Review: Dune: Prophecy, "The High-Handed Enemy" | Season 1, Episode 6
HBO's prequel wraps up a banner year for Wikipedia Shows
On Thursday afternoon, HBO renewed Dune: Prophecy for a second season. We’re at a point where the timing of such an announcement feels wildly variable: you can renew a show before it debuts for a boost of confidence, you can renew it immediately after it premieres as a show of strength, or you can sit on your hands for months and foster anxiety among the show’s audience (looking at you, Netflix, re: Heartstopper). And so my mind turned to the question: why now?
I could write a whole essay speculating on the logic driving renewal decisions, but let’s presume that HBO didn’t just make this decision yesterday, and have known since at least the first ratings started rolling in that the math on making another season worked for them and their partners at Legendary. The best explanation for waiting to announce on the eve of the finale is that it sends a message to current viewers that the episode they’re about to experience won’t be the end of the story, and it encourages future viewers that the show is worth their time as a holiday binge since they’ll get more at some future date (probably a long way out, given how blockbuster TV goes these days).

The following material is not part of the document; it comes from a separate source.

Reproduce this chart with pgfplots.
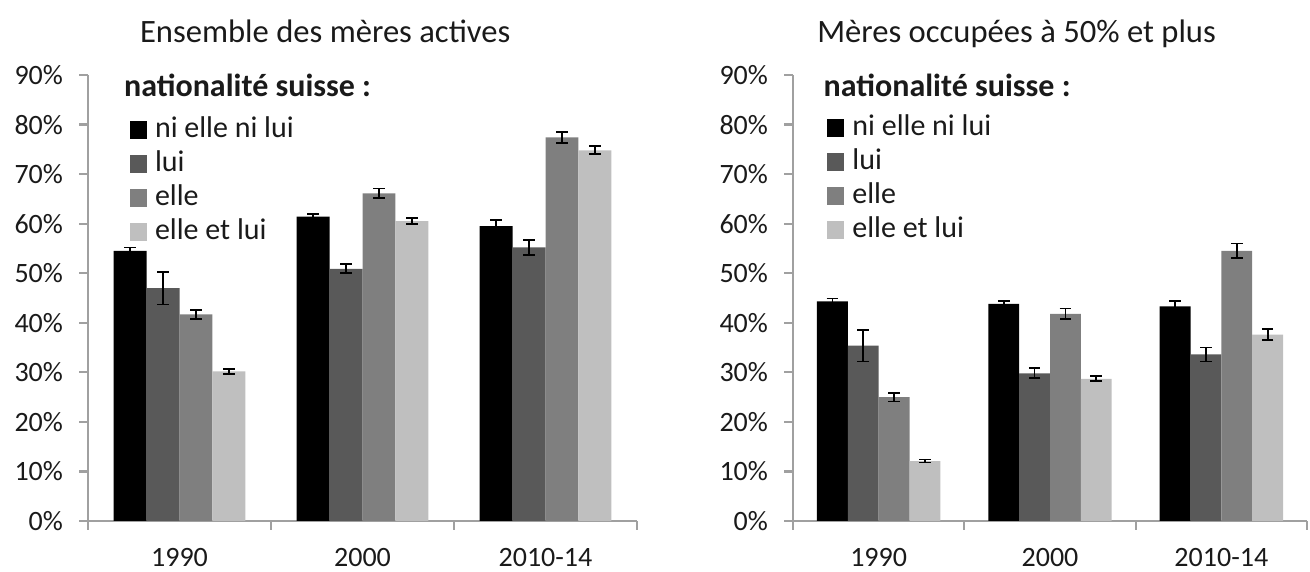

The screener for “The High-Handed Enemy” arrived only a few hours after the renewal announcement, if you’re wondering why this meta-discourse was so front of mind as I sat down to watch the season’s climax. As these reviews have reflected, I viewed this as a test of whether or not Dune: Prophecy deserves a second season. As with The Acolyte earlier in the year, it’s a weird case study of a show that has been a dramaturgical failure: the idea is solid, and the execution itself has been admirable, but there are some foundational choices in how to construct the story that have kept it from building the connection it needs to be sustainable. And after Disney cut its losses on its Star Wars prequel, HBO’s choice to soldier on with Dune is a decision this episode has to justify, regardless of when that decision was actually made.
I don’t think this was a particularly hard test to pass, all told, because there are some core elements that work in the show’s favor. From the beginning of the season, Emily Watson and Olivia Williams have given the show a tremendous anchor, and even if the season has been paced poorly there’s always been clear momentum in the Valya/Tula relationship as the center of the show. Despite being separated for almost the entire season, the early episodes established the tension in their relationship, with the flashbacks allowing more perspective. After the reveal that Desmond Hart is Tula’s son in the penultimate hour, it placed both women at the heart of the Sisterhood’s ultimate test, and it’s not surprising that Tula is on her way to the palace before the first act of this finale is done.